>>>>>

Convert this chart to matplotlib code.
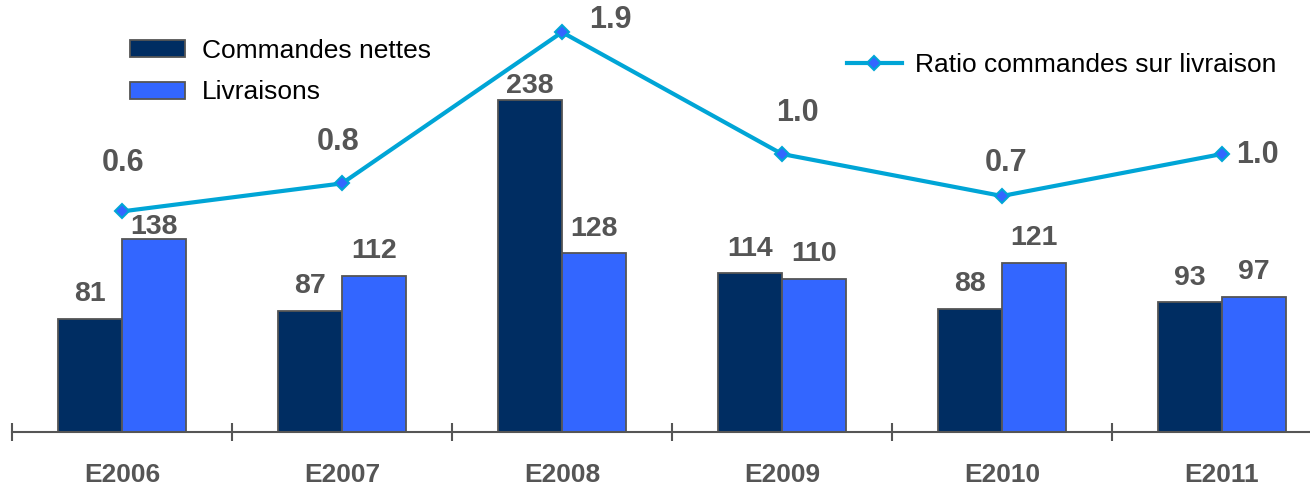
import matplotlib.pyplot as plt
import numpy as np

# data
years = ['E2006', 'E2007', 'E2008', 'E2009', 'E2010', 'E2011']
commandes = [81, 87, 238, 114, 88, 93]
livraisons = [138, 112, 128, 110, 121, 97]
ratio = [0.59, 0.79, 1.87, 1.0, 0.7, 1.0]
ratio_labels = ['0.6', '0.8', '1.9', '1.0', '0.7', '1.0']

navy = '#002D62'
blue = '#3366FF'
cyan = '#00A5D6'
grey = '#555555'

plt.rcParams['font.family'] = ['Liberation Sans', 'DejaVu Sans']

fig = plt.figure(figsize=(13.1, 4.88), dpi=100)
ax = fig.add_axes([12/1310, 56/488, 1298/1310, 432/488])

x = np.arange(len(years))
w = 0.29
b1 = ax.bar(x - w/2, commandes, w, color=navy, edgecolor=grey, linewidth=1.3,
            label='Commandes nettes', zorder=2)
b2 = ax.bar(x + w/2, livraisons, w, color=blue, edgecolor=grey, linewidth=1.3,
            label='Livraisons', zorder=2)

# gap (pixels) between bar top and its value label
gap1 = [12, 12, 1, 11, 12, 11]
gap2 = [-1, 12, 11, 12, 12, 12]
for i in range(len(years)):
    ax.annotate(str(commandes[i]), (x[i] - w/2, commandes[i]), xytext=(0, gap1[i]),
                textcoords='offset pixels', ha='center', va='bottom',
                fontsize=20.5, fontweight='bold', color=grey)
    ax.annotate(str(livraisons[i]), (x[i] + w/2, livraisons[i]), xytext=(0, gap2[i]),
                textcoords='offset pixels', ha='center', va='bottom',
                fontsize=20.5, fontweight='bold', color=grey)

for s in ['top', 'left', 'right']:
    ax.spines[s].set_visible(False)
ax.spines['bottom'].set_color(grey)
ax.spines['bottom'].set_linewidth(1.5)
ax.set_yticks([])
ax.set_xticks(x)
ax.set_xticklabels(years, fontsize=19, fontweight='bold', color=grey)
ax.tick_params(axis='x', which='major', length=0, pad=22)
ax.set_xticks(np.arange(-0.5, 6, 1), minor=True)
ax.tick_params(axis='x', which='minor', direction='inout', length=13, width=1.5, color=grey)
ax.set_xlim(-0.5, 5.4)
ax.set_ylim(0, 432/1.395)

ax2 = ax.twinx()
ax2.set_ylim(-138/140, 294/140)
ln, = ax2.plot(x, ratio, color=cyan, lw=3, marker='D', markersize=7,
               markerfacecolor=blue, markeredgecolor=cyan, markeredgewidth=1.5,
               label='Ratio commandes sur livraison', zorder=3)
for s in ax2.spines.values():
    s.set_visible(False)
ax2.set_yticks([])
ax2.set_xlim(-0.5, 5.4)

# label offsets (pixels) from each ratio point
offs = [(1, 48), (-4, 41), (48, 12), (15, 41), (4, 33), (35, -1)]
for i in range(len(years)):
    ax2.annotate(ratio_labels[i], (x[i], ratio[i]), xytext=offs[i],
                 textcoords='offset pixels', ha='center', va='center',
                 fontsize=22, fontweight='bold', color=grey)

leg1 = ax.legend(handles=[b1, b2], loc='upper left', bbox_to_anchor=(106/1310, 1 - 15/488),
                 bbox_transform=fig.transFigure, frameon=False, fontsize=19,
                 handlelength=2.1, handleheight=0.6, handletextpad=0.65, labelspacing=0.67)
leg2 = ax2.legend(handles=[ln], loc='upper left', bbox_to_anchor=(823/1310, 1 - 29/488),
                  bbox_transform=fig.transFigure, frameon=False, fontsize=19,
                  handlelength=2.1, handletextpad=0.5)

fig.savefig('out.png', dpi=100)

<<<<<

- _WHAT THE EXERCISE ASKS_
Everything from the top line of the data down to and including the line with "plt.rcParams['font.family'] = ['Liberation" is to be copied, except the pictures.

- _ANSWER BELOW_
Convert this chart to matplotlib code.
import matplotlib.pyplot as plt
import numpy as np

# data
years = ['E2006', 'E2007', 'E2008', 'E2009', 'E2010', 'E2011']
commandes = [81, 87, 238, 114, 88, 93]
livraisons = [138, 112, 128, 110, 121, 97]
ratio = [0.59, 0.79, 1.87, 1.0, 0.7, 1.0]
ratio_labels = ['0.6', '0.8', '1.9', '1.0', '0.7', '1.0']

navy = '#002D62'
blue = '#3366FF'
cyan = '#00A5D6'
grey = '#555555'

plt.rcParams['font.family'] = ['Liberation Sans', 'DejaVu Sans']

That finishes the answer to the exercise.